Aim of the exercise
Word for word, give the material below again, minus any images.

--- begin ---

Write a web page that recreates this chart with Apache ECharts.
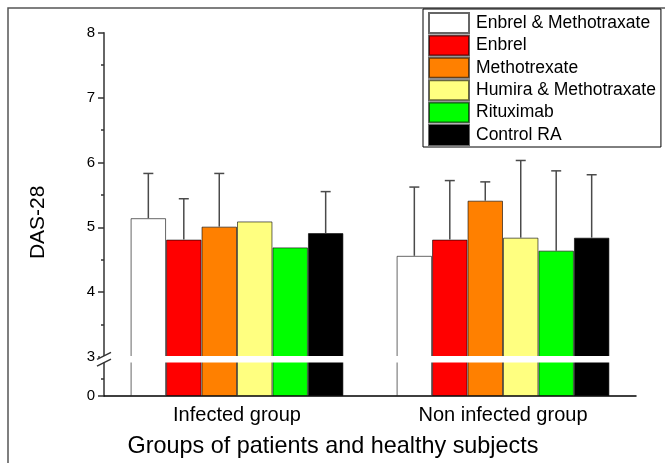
<!DOCTYPE html>
<html>
<head>
<meta charset="utf-8">
<script src="https://cdn.jsdelivr.net/npm/echarts@6/dist/echarts.min.js"></script>
<style>html,body{margin:0;padding:0;background:#fff;}#c{width:665px;height:463px;}</style>
</head>
<body>
<div id="c"></div>
<script>
const categories = ['Infected group', 'Non infected group'];
const seriesNames = ['Enbrel & Methotraxate', 'Enbrel', 'Methotrexate', 'Humira & Methotraxate', 'Rituximab', 'Control RA'];
const seriesColors = ['#ffffff', '#ff0000', '#ff8000', '#ffff80', '#00ff00', '#000000'];
// mean DAS-28 per group [Infected, Non infected]
const enbrelMtxMean = [5.14, 4.56];
const enbrelMean = [4.81, 4.81];
const mtxMean = [5.01, 5.41];
const humiraMtxMean = [5.09, 4.84];
const rituximabMean = [4.69, 4.64];
const controlMean = [4.91, 4.84];
// upward error (SD) per group; null = not drawn
const enbrelMtxErr = [0.69, 1.06];
const enbrelErr = [0.63, 0.91];
const mtxErr = [0.82, 0.29];
const humiraMtxErr = [null, 1.19];
const rituximabErr = [null, 1.23];
const controlErr = [0.64, 0.97];
const upperTicks = [3, 4, 5, 6, 7, 8];
const lowerTicks = [0];

const means = [enbrelMtxMean, enbrelMean, mtxMean, humiraMtxMean, rituximabMean, controlMean];
const errs = [enbrelMtxErr, enbrelErr, mtxErr, humiraMtxErr, rituximabErr, controlErr];

const FONT = '"Liberation Sans", Arial, sans-serif';
const nSeries = seriesNames.length;
const catGap = 0.2;

const series = [];
seriesNames.forEach((name, i) => {
  [0, 1].forEach(g => {
    series.push({
      name: name,
      type: 'bar',
      xAxisIndex: g,
      yAxisIndex: g,
      data: means[i],
      barGap: '0%',
      barCategoryGap: (catGap * 100) + '%',
      clip: true,
      itemStyle: { color: seriesColors[i], borderColor: 'rgba(0,0,0,0.6)', borderWidth: 1 },
      emphasis: { disabled: true },
      animation: false
    });
  });
});

const errData = [];
errs.forEach((arr, i) => {
  arr.forEach((e, c) => {
    if (e != null) errData.push([c, i, means[i][c], e]);
  });
});

series.push({
  name: 'err',
  type: 'custom',
  xAxisIndex: 0,
  yAxisIndex: 0,
  z: 10,
  animation: false,
  data: errData,
  renderItem: function (params, api) {
    const cat = api.value(0), si = api.value(1), m = api.value(2), e = api.value(3);
    const band = api.size([1, 0])[0];
    const bw = band * (1 - catGap) / nSeries;
    const p0 = api.coord([cat, m]);
    const p1 = api.coord([cat, m + e]);
    const cx = p0[0] + (si - (nSeries - 1) / 2) * bw;
    const hw = 5;
    const st = { stroke: '#4a4a4a', lineWidth: 1.5 };
    return {
      type: 'group',
      children: [
        { type: 'line', shape: { x1: cx, y1: p0[1], x2: cx, y2: p1[1] }, style: st },
        { type: 'line', shape: { x1: cx - hw, y1: p1[1], x2: cx + hw, y2: p1[1] }, style: st }
      ]
    };
  }
});

const chart = echarts.init(document.getElementById('c'));
chart.setOption({
  animation: false,
  backgroundColor: '#fff',
  textStyle: { fontFamily: FONT },
  legend: {
    data: seriesNames,
    orient: 'vertical',
    left: 423,
    top: 9,
    padding: [3, 5, 1, 5],
    itemWidth: 40,
    itemHeight: 20,
    itemGap: 0.4,
    icon: 'rect',
    borderColor: '#000',
    borderWidth: 1,
    backgroundColor: '#fff',
    selectedMode: false,
    textStyle: { fontSize: 17.5, lineHeight: 20, color: '#000', fontFamily: FONT, padding: [0, 0, 0, 2] }
  },
  grid: [
    { left: 104, right: 29, top: 32.7, height: 324.3 },
    { left: 104, right: 29, top: 361.5, height: 34.5 }
  ],
  xAxis: [
    { gridIndex: 0, type: 'category', data: categories, show: false },
    {
      gridIndex: 1, type: 'category', data: categories, position: 'bottom',
      axisLine: { lineStyle: { color: '#000', width: 1.5 } },
      axisTick: { alignWithLabel: true, length: 6, lineStyle: { color: '#000', width: 1.5 } },
      axisLabel: { fontSize: 20, color: '#000', margin: 9, fontFamily: FONT },
      name: 'Groups of patients and healthy subjects',
      nameLocation: 'middle',
      nameGap: 39,
      nameTextStyle: { fontSize: 23.4, color: '#000', fontFamily: FONT, padding: [0, 74, 0, 0] }
    },
    {
      gridIndex: 1, type: 'category', data: categories, position: 'bottom', offset: 0,
      axisLine: { show: false },
      axisTick: { length: 3, lineStyle: { color: '#000', width: 1.5 } },
      axisLabel: { show: false }
    }
  ],
  yAxis: [
    {
      gridIndex: 0, type: 'value', min: 3, max: 8, interval: 1,
      splitLine: { show: false },
      axisLine: { show: true, lineStyle: { color: '#333', width: 1.5 } },
      axisTick: { show: true, length: 6, lineStyle: { color: '#333', width: 1.5 } },
      minorTick: { show: true, splitNumber: 2, length: 3, lineStyle: { color: '#333', width: 1.5 } },
      axisLabel: { fontSize: 15, color: '#000', margin: 9, fontFamily: FONT, customValues: upperTicks },
      name: 'DAS-28',
      nameLocation: 'middle',
      nameGap: 55,
      nameTextStyle: { fontSize: 21, color: '#000', fontFamily: FONT, padding: [0, 55, 0, 0] }
    },
    {
      gridIndex: 1, type: 'value', min: 0, max: 3, interval: 3,
      splitLine: { show: false },
      axisLine: { show: true, lineStyle: { color: '#333', width: 1.5 } },
      axisTick: { show: true, length: 6, customValues: lowerTicks, lineStyle: { color: '#333', width: 1.5 } },
      minorTick: { show: true, splitNumber: 2, length: 3, lineStyle: { color: '#333', width: 1.5 } },
      axisLabel: { fontSize: 15, color: '#000', margin: 9, fontFamily: FONT, customValues: lowerTicks }
    }
  ],
  series: series
});

// decorations: page frame, white break band and axis-break marks, positioned from the axes
const yTop = chart.convertToPixel({ yAxisIndex: 0 }, 3);
const yBot = chart.convertToPixel({ yAxisIndex: 1 }, 3);
const xR = chart.convertToPixel({ xAxisIndex: 1 }, 1) + 133;
const bandTop = yTop - 1.1;
const bandBot = yBot + 1.1;
const brk = { stroke: '#333', lineWidth: 1.5 };
chart.setOption({
  graphic: [
    { type: 'rect', shape: { x: 8, y: 8, width: 700, height: 500 }, style: { fill: 'none', stroke: '#555', lineWidth: 1.5 }, silent: true, z: -1 },
    { type: 'rect', shape: { x: 100, y: bandTop, width: xR - 100, height: bandBot - bandTop }, style: { fill: '#fff' }, silent: true, z: 20 },
    { type: 'line', shape: { x1: 104 - 7, y1: bandTop + 3.5, x2: 104 + 7, y2: bandTop - 3.5 }, style: brk, silent: true, z: 21 },
    { type: 'line', shape: { x1: 104 - 7, y1: bandBot + 3.5, x2: 104 + 7, y2: bandBot - 3.5 }, style: brk, silent: true, z: 21 }
  ]
});
</script>
</body>
</html>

--- end ---

Exercise result
Write a web page that recreates this chart with Apache ECharts.
<!DOCTYPE html>
<html>
<head>
<meta charset="utf-8">
<script src="https://cdn.jsdelivr.net/npm/echarts@6/dist/echarts.min.js"></script>
<style>html,body{margin:0;padding:0;background:#fff;}#c{width:665px;height:463px;}</style>
</head>
<body>
<div id="c"></div>
<script>
const categories = ['Infected group', 'Non infected group'];
const seriesNames = ['Enbrel & Methotraxate', 'Enbrel', 'Methotrexate', 'Humira & Methotraxate', 'Rituximab', 'Control RA'];
const seriesColors = ['#ffffff', '#ff0000', '#ff8000', '#ffff80', '#00ff00', '#000000'];
// mean DAS-28 per group [Infected, Non infected]
const enbrelMtxMean = [5.14, 4.56];
const enbrelMean = [4.81, 4.81];
const mtxMean = [5.01, 5.41];
const humiraMtxMean = [5.09, 4.84];
const rituximabMean = [4.69, 4.64];
const controlMean = [4.91, 4.84];
// upward error (SD) per group; null = not drawn
const enbrelMtxErr = [0.69, 1.06];
const enbrelErr = [0.63, 0.91];
const mtxErr = [0.82, 0.29];
const humiraMtxErr = [null, 1.19];
const rituximabErr = [null, 1.23];
const controlErr = [0.64, 0.97];
const upperTicks = [3, 4, 5, 6, 7, 8];
const lowerTicks = [0];

const means = [enbrelMtxMean, enbrelMean, mtxMean, humiraMtxMean, rituximabMean, controlMean];
const errs = [enbrelMtxErr, enbrelErr, mtxErr, humiraMtxErr, rituximabErr, controlErr];

const FONT = '"Liberation Sans", Arial, sans-serif';
const nSeries = seriesNames.length;
const catGap = 0.2;

const series = [];
seriesNames.forEach((name, i) => {
  [0, 1].forEach(g => {
    series.push({
      name: name,
      type: 'bar',
      xAxisIndex: g,
      yAxisIndex: g,
      data: means[i],
      barGap: '0%',
      barCategoryGap: (catGap * 100) + '%',
      clip: true,
      itemStyle: { color: seriesColors[i], borderColor: 'rgba(0,0,0,0.6)', borderWidth: 1 },
      emphasis: { disabled: true },
      animation: false
    });
  });
});

const errData = [];
errs.forEach((arr, i) => {
  arr.forEach((e, c) => {
    if (e != null) errData.push([c, i, means[i][c], e]);
  });
});

series.push({
  name: 'err',
  type: 'custom',
  xAxisIndex: 0,
  yAxisIndex: 0,
  z: 10,
  animation: false,
  data: errData,
  renderItem: function (params, api) {
    const cat = api.value(0), si = api.value(1), m = api.value(2), e = api.value(3);
    const band = api.size([1, 0])[0];
    const bw = band * (1 - catGap) / nSeries;
    const p0 = api.coord([cat, m]);
    const p1 = api.coord([cat, m + e]);
    const cx = p0[0] + (si - (nSeries - 1) / 2) * bw;
    const hw = 5;
    const st = { stroke: '#4a4a4a', lineWidth: 1.5 };
    return {
      type: 'group',
      children: [
        { type: 'line', shape: { x1: cx, y1: p0[1], x2: cx, y2: p1[1] }, style: st },
        { type: 'line', shape: { x1: cx - hw, y1: p1[1], x2: cx + hw, y2: p1[1] }, style: st }
      ]
    };
  }
});

const chart = echarts.init(document.getElementById('c'));
chart.setOption({
  animation: false,
  backgroundColor: '#fff',
  textStyle: { fontFamily: FONT },
  legend: {
    data: seriesNames,
    orient: 'vertical',
    left: 423,
    top: 9,
    padding: [3, 5, 1, 5],
    itemWidth: 40,
    itemHeight: 20,
    itemGap: 0.4,
    icon: 'rect',
    borderColor: '#000',
    borderWidth: 1,
    backgroundColor: '#fff',
    selectedMode: false,
    textStyle: { fontSize: 17.5, lineHeight: 20, color: '#000', fontFamily: FONT, padding: [0, 0, 0, 2] }
  },
  grid: [
    { left: 104, right: 29, top: 32.7, height: 324.3 },
    { left: 104, right: 29, top: 361.5, height: 34.5 }
  ],
  xAxis: [
    { gridIndex: 0, type: 'category', data: categories, show: false },
    {
      gridIndex: 1, type: 'category', data: categories, position: 'bottom',
      axisLine: { lineStyle: { color: '#000', width: 1.5 } },
      axisTick: { alignWithLabel: true, length: 6, lineStyle: { color: '#000', width: 1.5 } },
      axisLabel: { fontSize: 20, color: '#000', margin: 9, fontFamily: FONT },
      name: 'Groups of patients and healthy subjects',
      nameLocation: 'middle',
      nameGap: 39,
      nameTextStyle: { fontSize: 23.4, color: '#000', fontFamily: FONT, padding: [0, 74, 0, 0] }
    },
    {
      gridIndex: 1, type: 'category', data: categories, position: 'bottom', offset: 0,
      axisLine: { show: false },
      axisTick: { length: 3, lineStyle: { color: '#000', width: 1.5 } },
      axisLabel: { show: false }
    }
  ],
  yAxis: [
    {
      gridIndex: 0, type: 'value', min: 3, max: 8, interval: 1,
      splitLine: { show: false },
      axisLine: { show: true, lineStyle: { color: '#333', width: 1.5 } },
      axisTick: { show: true, length: 6, lineStyle: { color: '#333', width: 1.5 } },
      minorTick: { show: true, splitNumber: 2, length: 3, lineStyle: { color: '#333', width: 1.5 } },
      axisLabel: { fontSize: 15, color: '#000', margin: 9, fontFamily: FONT, customValues: upperTicks },
      name: 'DAS-28',
      nameLocation: 'middle',
      nameGap: 55,
      nameTextStyle: { fontSize: 21, color: '#000', fontFamily: FONT, padding: [0, 55, 0, 0] }
    },
    {
      gridIndex: 1, type: 'value', min: 0, max: 3, interval: 3,
      splitLine: { show: false },
      axisLine: { show: true, lineStyle: { color: '#333', width: 1.5 } },
      axisTick: { show: true, length: 6, customValues: lowerTicks, lineStyle: { color: '#333', width: 1.5 } },
      minorTick: { show: true, splitNumber: 2, length: 3, lineStyle: { color: '#333', width: 1.5 } },
      axisLabel: { fontSize: 15, color: '#000', margin: 9, fontFamily: FONT, customValues: lowerTicks }
    }
  ],
  series: series
});

// decorations: page frame, white break band and axis-break marks, positioned from the axes
const yTop = chart.convertToPixel({ yAxisIndex: 0 }, 3);
const yBot = chart.convertToPixel({ yAxisIndex: 1 }, 3);
const xR = chart.convertToPixel({ xAxisIndex: 1 }, 1) + 133;
const bandTop = yTop - 1.1;
const bandBot = yBot + 1.1;
const brk = { stroke: '#333', lineWidth: 1.5 };
chart.setOption({
  graphic: [
    { type: 'rect', shape: { x: 8, y: 8, width: 700, height: 500 }, style: { fill: 'none', stroke: '#555', lineWidth: 1.5 }, silent: true, z: -1 },
    { type: 'rect', shape: { x: 100, y: bandTop, width: xR - 100, height: bandBot - bandTop }, style: { fill: '#fff' }, silent: true, z: 20 },
    { type: 'line', shape: { x1: 104 - 7, y1: bandTop + 3.5, x2: 104 + 7, y2: bandTop - 3.5 }, style: brk, silent: true, z: 21 },
    { type: 'line', shape: { x1: 104 - 7, y1: bandBot + 3.5, x2: 104 + 7, y2: bandBot - 3.5 }, style: brk, silent: true, z: 21 }
  ]
});
</script>
</body>
</html>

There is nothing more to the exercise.